Mayor Rahm Emanuel faces what may well be the central crisis of his administration in the continuing outrage over the police killing of Laquan McDonald.
It’s an outrage decades in the making, with McDonald’s killing emblematic of hundreds of black men killed by Chicago police officers, until now with apparent impunity. Beneath it lies the growing recognition that the system to hold police accountable for misconduct and excessive force is “designed to fail,” to protect bad cops from the consequences of their misdeeds.
It’s a moment when the city cries out for real leadership. Instead, so far Emanuel has engaged in damage control and covering his own rear end.
The op-ed Emanuel published in the Chicago Sun-Times and Chicago Tribune on Sunday focuses on rebutting the charge that the video of McDonald’s shooting was withheld because of the threat it posed to Emanuel’s election.
On that point, the mayor is not quite convincing. He emphasizes that the family approached the city seeking a settlement. He does not explain which party insisted on barring the release of the video; now the city is refusing to release the settlement files in the case to the Inspector General’s office.
He emphasizes the need to protect prosecutors’ investigation into the shooting, though in ordering the video released last month, a Circuit Court judge ruled that there was no investigatory reason to keep it under wraps. (There’s also no good reason the inquiry by the Independent Police Review Authority had to wait for federal and state investigations to conclude.)
Emanuel acknowledges that the shooting represents a systemic failure, and he’s promised “a historic set of reforms that prevents abuses, promotes transparency and rebuilds the confidence of all Chicagoans that they are being treated fairly [by police].”
He’s appointed a commission to report on police accountability, and after first opposing it, he’s embraced a federal investigation into the patterns and practices of the Chicago Police Department.
But these will take months to unfold. After 14 months of stalling on the Laquan McDonald investigation, further delay feels too much like further diversion and avoidance. The situation calls for forthright action, for honesty and leadership.
Before launching yet another commission of inquiry, Emanuel should review the most recent effort, a study of “Preventing and Disciplining Police Misconduct” commissioned by the city and completed just one year ago by a team headed by former federal prosecutor Ron Safer. And Emanuel should consider embracing a key recommendation of that study with a clear statement that the Chicago Police Department’s code of silence will no longer be tolerated.
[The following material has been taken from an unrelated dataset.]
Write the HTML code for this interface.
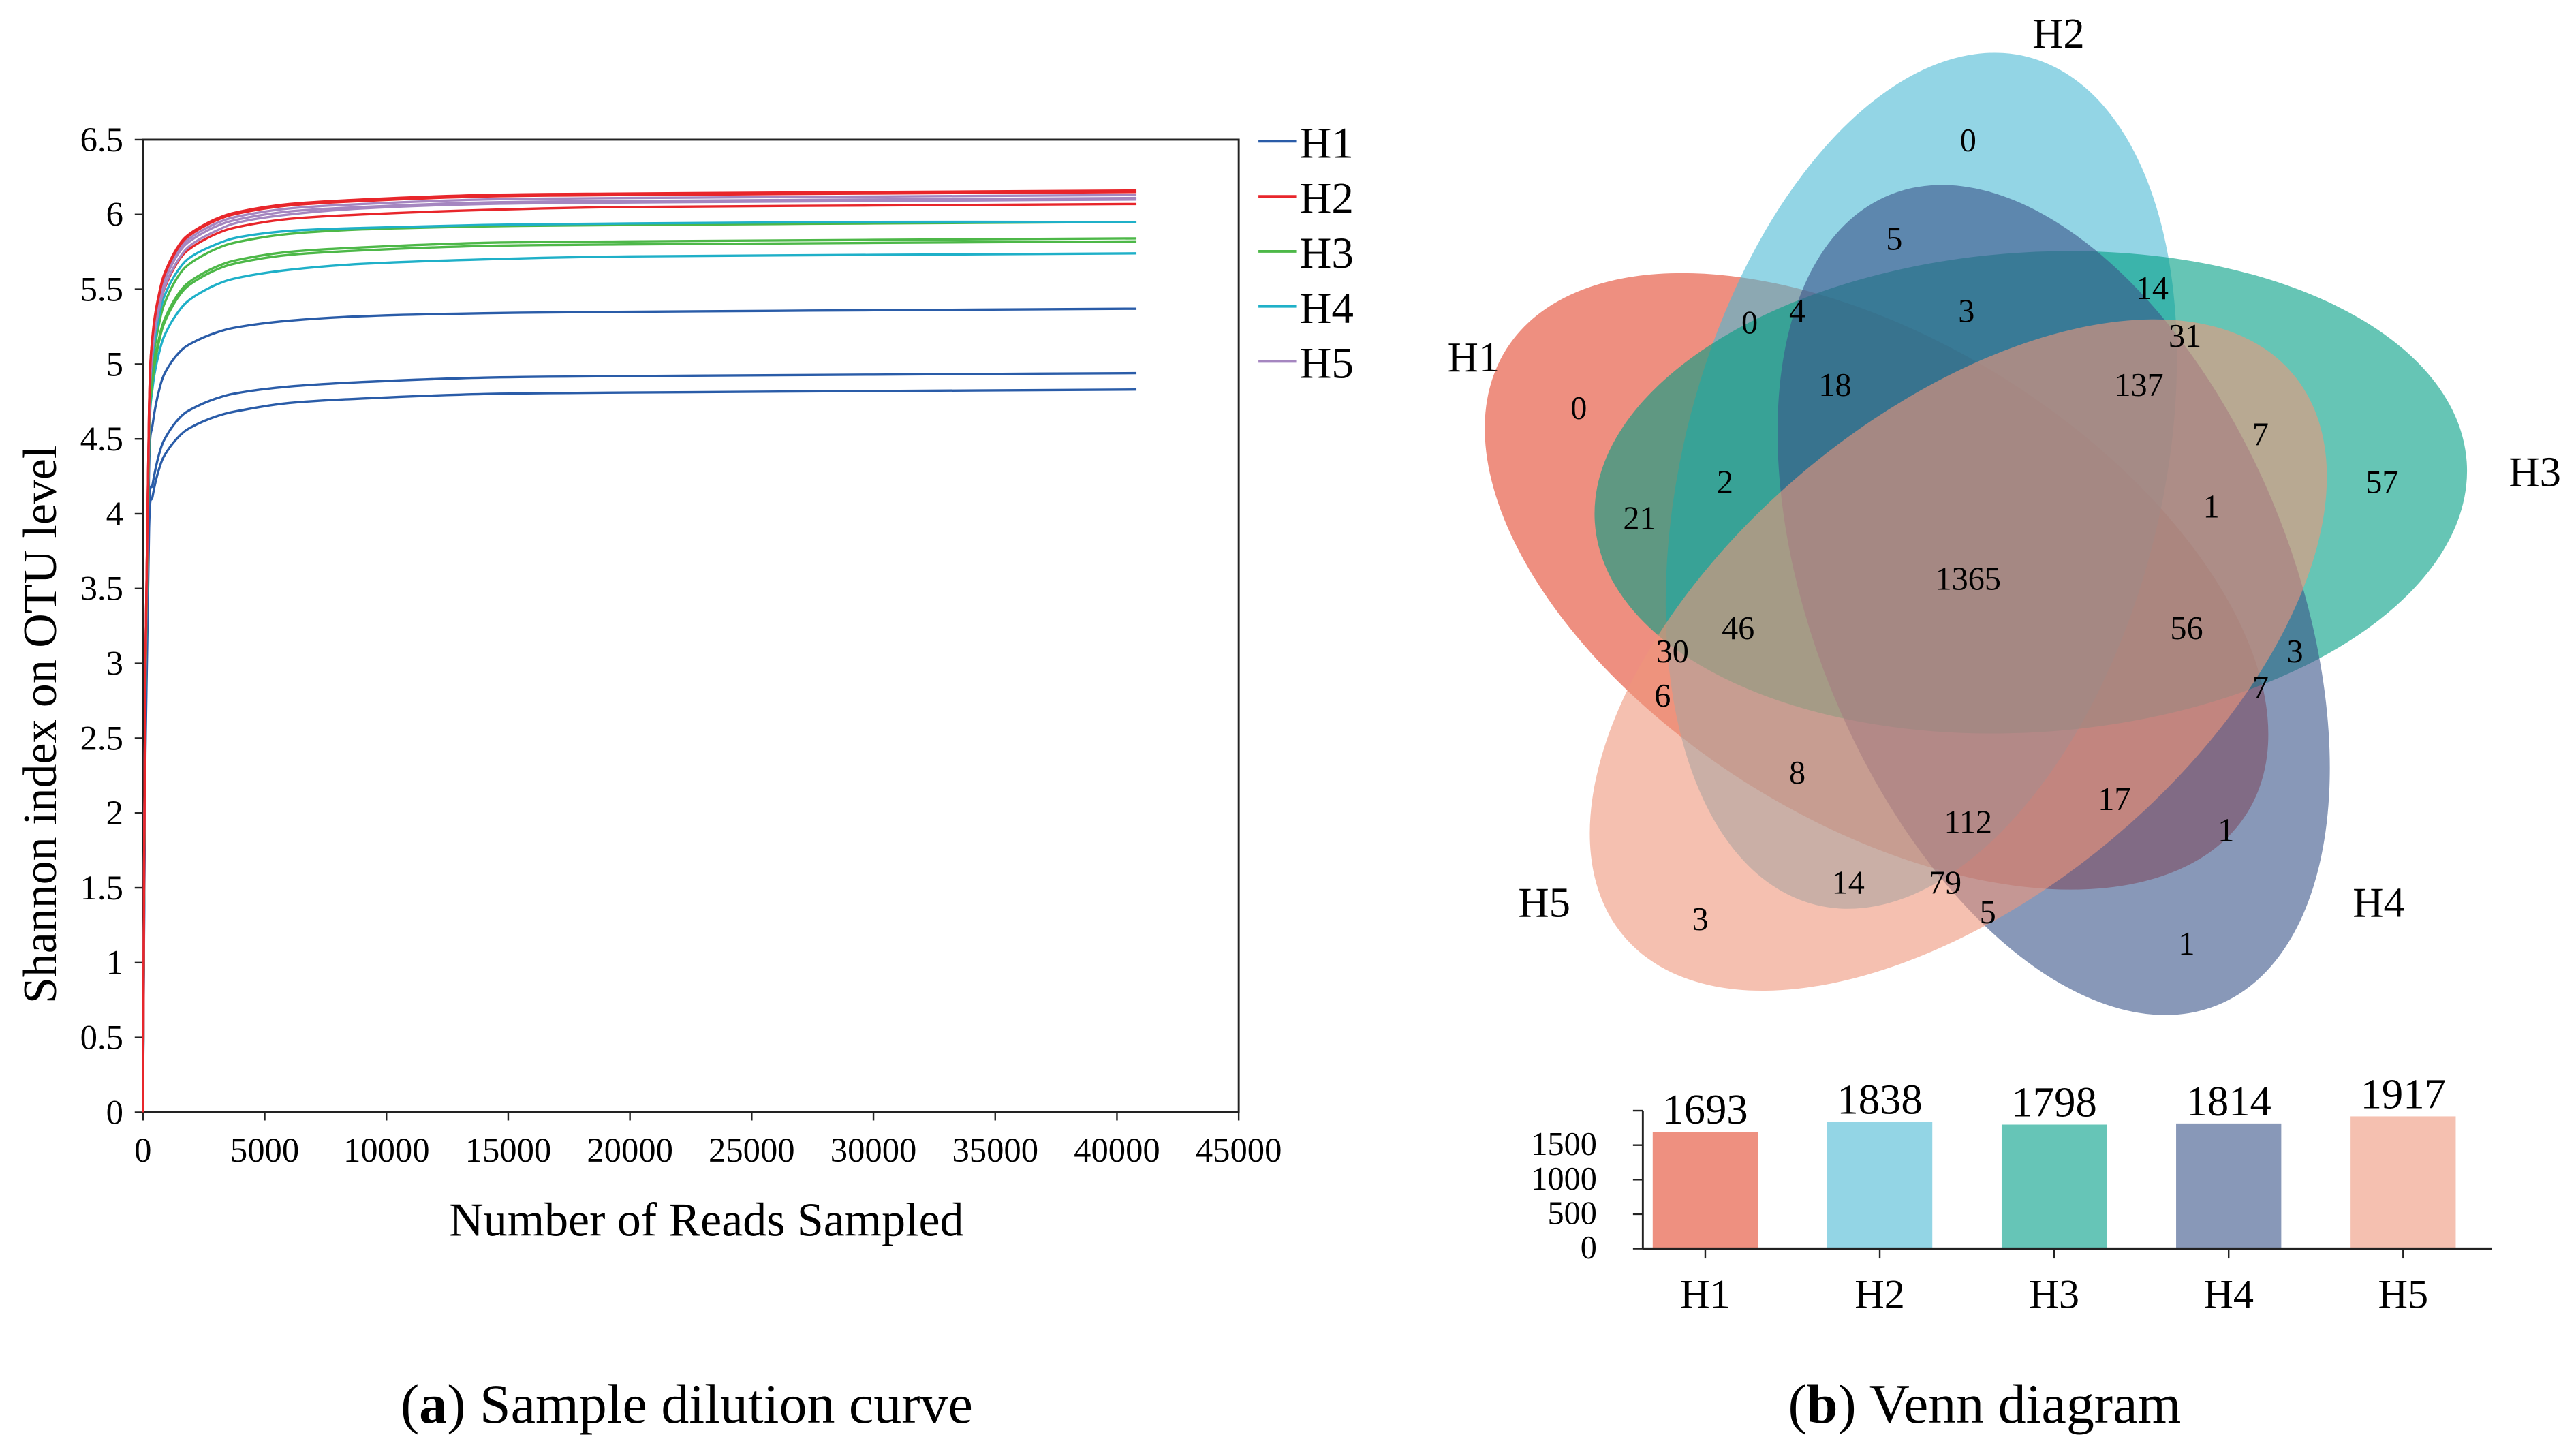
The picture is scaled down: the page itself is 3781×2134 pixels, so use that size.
<!DOCTYPE html>
<html><head><meta charset="utf-8"><style>
html,body{margin:0;padding:0;background:#fff;}
svg{display:block;font-family:"Liberation Serif",serif;}
</style></head><body>
<svg id="fig" width="3781" height="2134" viewBox="0 0 1568 885" xmlns="http://www.w3.org/2000/svg">
<g id="left"></g>
<g id="venn"></g>
<g id="bars"></g>
<text x="418" y="866" font-size="34" text-anchor="middle">(<tspan font-weight="bold">a</tspan>) Sample dilution curve</text>
<text x="1208" y="866" font-size="34" text-anchor="middle">(<tspan font-weight="bold">b</tspan>) Venn diagram</text>
</svg>
<script>
const NS="http://www.w3.org/2000/svg";
function mk(tag,attrs,parent,txt){const e=document.createElementNS(NS,tag);for(const k in attrs)e.setAttribute(k,attrs[k]);if(txt!==undefined)e.textContent=txt;parent.appendChild(e);return e;}

// ---- Dilution curve data ----
const sampleReads=[0,100,250,400,700,1000,1500,2000,3000,4000,6000,9000,14000,20000,30000,40800];
const xTicks=[0,5000,10000,15000,20000,25000,30000,35000,40000,45000];
const yTicks=[0,0.5,1,1.5,2,2.5,3,3.5,4,4.5,5,5.5,6,6.5];
const groupNames=["H1","H2","H3","H4","H5"];
const groupColors=["#2a5ca8","#e8262b","#4db848","#1fb0c8","#a586c0"];
const h2a=[0,3.0,4.7,5.2,5.5,5.65,5.8,5.88,5.97,6.02,6.07,6.1,6.13,6.14,6.15,6.16];
const h2b=[0,3.0,4.7,5.19,5.49,5.64,5.79,5.87,5.96,6.01,6.06,6.09,6.12,6.13,6.14,6.15];
const h2c=[0,2.9,4.6,5.1,5.4,5.55,5.7,5.78,5.87,5.92,5.97,6.0,6.03,6.05,6.06,6.07];
const h5a=[0,3.0,4.68,5.17,5.47,5.62,5.77,5.85,5.94,5.99,6.04,6.07,6.1,6.11,6.12,6.13];
const h5b=[0,3.0,4.66,5.15,5.45,5.6,5.75,5.83,5.92,5.97,6.02,6.05,6.08,6.09,6.1,6.11];
const h5c=[0,2.95,4.62,5.1,5.4,5.56,5.71,5.8,5.89,5.95,6.0,6.04,6.07,6.08,6.09,6.10];
const h3a=[0,2.9,4.55,5.0,5.3,5.45,5.6,5.68,5.77,5.82,5.87,5.9,5.92,5.93,5.94,5.95];
const h4a=[0,2.95,4.6,5.05,5.35,5.5,5.64,5.72,5.8,5.85,5.89,5.91,5.93,5.94,5.95,5.95];
const h3b=[0,2.85,4.5,4.92,5.2,5.34,5.48,5.56,5.65,5.7,5.75,5.78,5.81,5.82,5.83,5.84];
const h3c=[0,2.85,4.48,4.9,5.18,5.32,5.46,5.54,5.63,5.68,5.73,5.76,5.79,5.8,5.81,5.82];
const h4b=[0,2.8,4.45,4.85,5.1,5.23,5.36,5.44,5.53,5.58,5.63,5.67,5.7,5.72,5.73,5.74];
const h1a=[0,2.7,4.3,4.6,4.85,4.97,5.08,5.14,5.21,5.25,5.29,5.32,5.34,5.35,5.36,5.37];
const h1b=[0,2.5,4.0,4.2,4.42,4.53,4.64,4.7,4.77,4.81,4.85,4.88,4.91,4.92,4.93,4.94];
const h1c=[0,2.4,3.9,4.12,4.32,4.42,4.52,4.58,4.65,4.69,4.74,4.77,4.8,4.81,4.82,4.83];
const curveSeries=[[h1a,0],[h1b,0],[h1c,0],[h4b,3],[h3b,2],[h3c,2],[h3a,2],[h4a,3],[h2c,1],[h5c,4],[h5b,4],[h5a,4],[h2b,1],[h2a,1]];

const L=document.getElementById('left');
const X0=87,X1=754,Y0=677,Y1=85;
const xs=v=>X0+(v/45000)*(X1-X0);
const ys=v=>Y0-(v/6.5)*(Y0-Y1);
mk('rect',{x:X0,y:Y1,width:X1-X0,height:Y0-Y1,fill:"none",stroke:"#222","stroke-width":1.2,},L);
xTicks.forEach(t=>{
  mk('line',{x1:xs(t),x2:xs(t),y1:Y0,y2:Y0+5,stroke:"#222"},L);
  mk('text',{x:xs(t),y:Y0+30,'font-size':21,'text-anchor':'middle',},L,String(t));
});
yTicks.forEach(t=>{
  mk('line',{x1:X0-5,x2:X0,y1:ys(t),y2:ys(t),stroke:"#222"},L);
  mk('text',{x:X0-12,y:ys(t)+7,'font-size':21,'text-anchor':'end',},L,String(t));
});
mk('text',{x:430,y:752,'font-size':29,'text-anchor':'middle',},L,"Number of Reads Sampled");
mk('text',{x:0,y:0,'font-size':29,'text-anchor':'middle',transform:'translate(34,441) rotate(-90)',},L,"Shannon index on OTU level");
function smoothPath(px,py){
  let d="M"+px[0].toFixed(2)+","+py[0].toFixed(2);
  for(let i=0;i<px.length-1;i++){
    const i0=Math.max(0,i-1),i3=Math.min(px.length-1,i+2);
    const c1x=px[i]+(px[i+1]-px[i0])/6,c1y=py[i]+(py[i+1]-py[i0])/6;
    const c2x=px[i+1]-(px[i3]-px[i])/6,c2y=py[i+1]-(py[i3]-py[i])/6;
    d+="C"+c1x.toFixed(2)+","+c1y.toFixed(2)+" "+c2x.toFixed(2)+","+c2y.toFixed(2)+" "+px[i+1].toFixed(2)+","+py[i+1].toFixed(2);
  }
  return d;
}
curveSeries.forEach(([arr,g])=>{
  const px=sampleReads.map(xs),py=arr.map(ys);
  mk('path',{d:smoothPath(px,py),fill:"none",stroke:groupColors[g],'stroke-width':1.4,'stroke-linejoin':'round',},L);
});
groupNames.forEach((n,i)=>{
  const y=86+i*33.5;
  mk('line',{x1:766,x2:789,y1:y,y2:y,stroke:groupColors[i],'stroke-width':1.6,},L);
  mk('text',{x:791,y:y+10,'font-size':27,},L,n);
});

// ---- Venn ----
const V=document.getElementById('venn');
const vennColors=["#e3442b","#4bb9d4","#009e84","#395389","#ee967b"];
const CX=1198,CY=342,R=57,A=266,B=146;
groupNames.forEach((n,i)=>{
  const ang=(168+72*i)*Math.PI/180;
  const cx=CX+R*Math.cos(ang),cy=CY+R*Math.sin(ang);
  const rot=32+72*i;
  mk('ellipse',{cx:cx,cy:cy,rx:A,ry:B,transform:`rotate(${rot} ${cx} ${cy})`,fill:vennColors[i],'fill-opacity':0.6,},V);
});
const setLabels=[["H1",897,226],["H2",1253,29],["H3",1543,296],["H4",1448,558],["H5",940,558]];
setLabels.forEach(([t,x,y])=>mk('text',{x:x,y:y,'font-size':26,'text-anchor':'middle',},V,t));
const regionCounts=[["0",1198,85],["5",1153,145],["14",1310,175],["0",1065,196],["4",1094,189],["3",1197,189],["31",1330,204],["18",1117,234],["137",1302,234],["0",961,248],["7",1376,264],["57",1450,293],["2",1050,293],["1",1346,308],["21",998,315],["1365",1198,352],["46",1058,382],["56",1331,382],["30",1018,396],["3",1397,396],["6",1012,423],["7",1376,418],["8",1094,470],["17",1287,486],["112",1198,500],["1",1355,505],["14",1125,537],["79",1184,537],["5",1210,555],["3",1035,559],["1",1331,574]];
regionCounts.forEach(([t,x,y])=>mk('text',{x:x,y:y+7,'font-size':20,'text-anchor':'middle',},V,t));

// ---- Bars ----
const barCategories=["H1","H2","H3","H4","H5"];
const barValues=[1693,1838,1798,1814,1917];
const barTicks=[0,500,1000,1500];
const barColors=["#ee9080","#93d5e5","#66c5b7","#8898b8","#f5c0b0"];
const BG=document.getElementById('bars');
const BX0=1000,BX1=1517,BY0=760,perUnit=21/500;
const by=v=>BY0-v*perUnit;
const bx=i=>1038+i*106.2;
mk('line',{x1:BX0,x2:BX0,y1:by(2000),y2:BY0,stroke:"#222",'stroke-width':1.2,},BG);
barTicks.forEach(t=>{
  mk('line',{x1:BX0-6,x2:BX0,y1:by(t),y2:by(t),stroke:"#222"},BG);
  mk('text',{x:BX0-28,y:by(t)+6,'font-size':20,'text-anchor':'end',},BG,String(t));
});
mk('line',{x1:BX0-6,x2:BX0,y1:by(2000),y2:by(2000),stroke:"#222"},BG);
barValues.forEach((v,i)=>{
  mk('rect',{x:bx(i)-32,y:by(v),width:64,height:v*perUnit,fill:barColors[i],},BG);
  mk('text',{x:bx(i),y:by(v)-5,'font-size':26,'text-anchor':'middle',},BG,String(v));
  mk('line',{x1:bx(i),x2:bx(i),y1:BY0,y2:BY0+6,stroke:"#222"},BG);
  mk('text',{x:bx(i),y:BY0+36,'font-size':25,'text-anchor':'middle',},BG,barCategories[i]);
});
mk('line',{x1:BX0,x2:BX1,y1:BY0,y2:BY0,stroke:"#222",'stroke-width':1.4,},BG);
</script>
</body></html>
“By putting police on notice that any officer who intentionally deceives investigators, or who deliberately withholds information from them, to cover up for a fellow officer runs the risk of sacrificing his job, we believe that officers would be incentivized to be forthcoming during misconduct investigations, rather than hide behind an actual or perceived ‘code of silence,’” Safer and team wrote.
To date, as much as he repeatedly rips the code of silence of the streets, Emanuel has yet to acknowledge the existence of a code of silence in the police department. Indeed, he has participated in protecting CPD’s code of silence, seeking in court to quash a federal jury finding in 2012 that a code of silence in the department encourages officers to believe they can break the law without consequence.
Recent analyses of police reports following the McDonald killing – added on to official department statements to the media following the shooting – provide yet one more case study of the code of silence in action.
The video of McDonald’s shooting is certainly upsetting, but the outrage it has sparked also reflects the knowledge that without that video, McDonald’s murder would have been just one more police crime papered over by an “accountability” system that embodies the code of silence.
The mayor needs to acknowledge and address this. And if he can find it in his heart to do so, he needs to acknowledge and apologize for his role in accepting and protecting a broken system. Because it’s not just trust and credibility of the police department that’s at stake here.
There’s one more issue Emanuel has not addressed, and it’s fundamental: racism.
It’s “the elephant in the room,” said civil rights attorney Craig Futterman, long an advocate for improving police accountability.
The Chicago Police Department is not a uniquely racist institution, Futterman says, it’s an institution embedded in a racist society. Racial injustice is evident in every area, from education to employment to the environment.
But in law enforcement, racial inequity “has the most dire consequences,” he said. “And we do know that young black men are stopped more often, frisked more often, arrested and jailed more often, and that they are subject to deadly force far more often.”
The reason “black lives matter” has become a rallying cry is that for so many years, police departments in Chicago and across the country have acted like that wasn’t the case.
If he aspires to lead us forward from this recent tragedy, Emanuel needs to acknowledge this tragic (and ongoing) history. He needs to acknowledge the history and continuing existence of racial injustice in the way we police communities in Chicago. Many of his constituents are waiting to hear someone in his position say that “black lives matter.” And he needs to commit to translating those words into action, regardless of the consequences for his political career.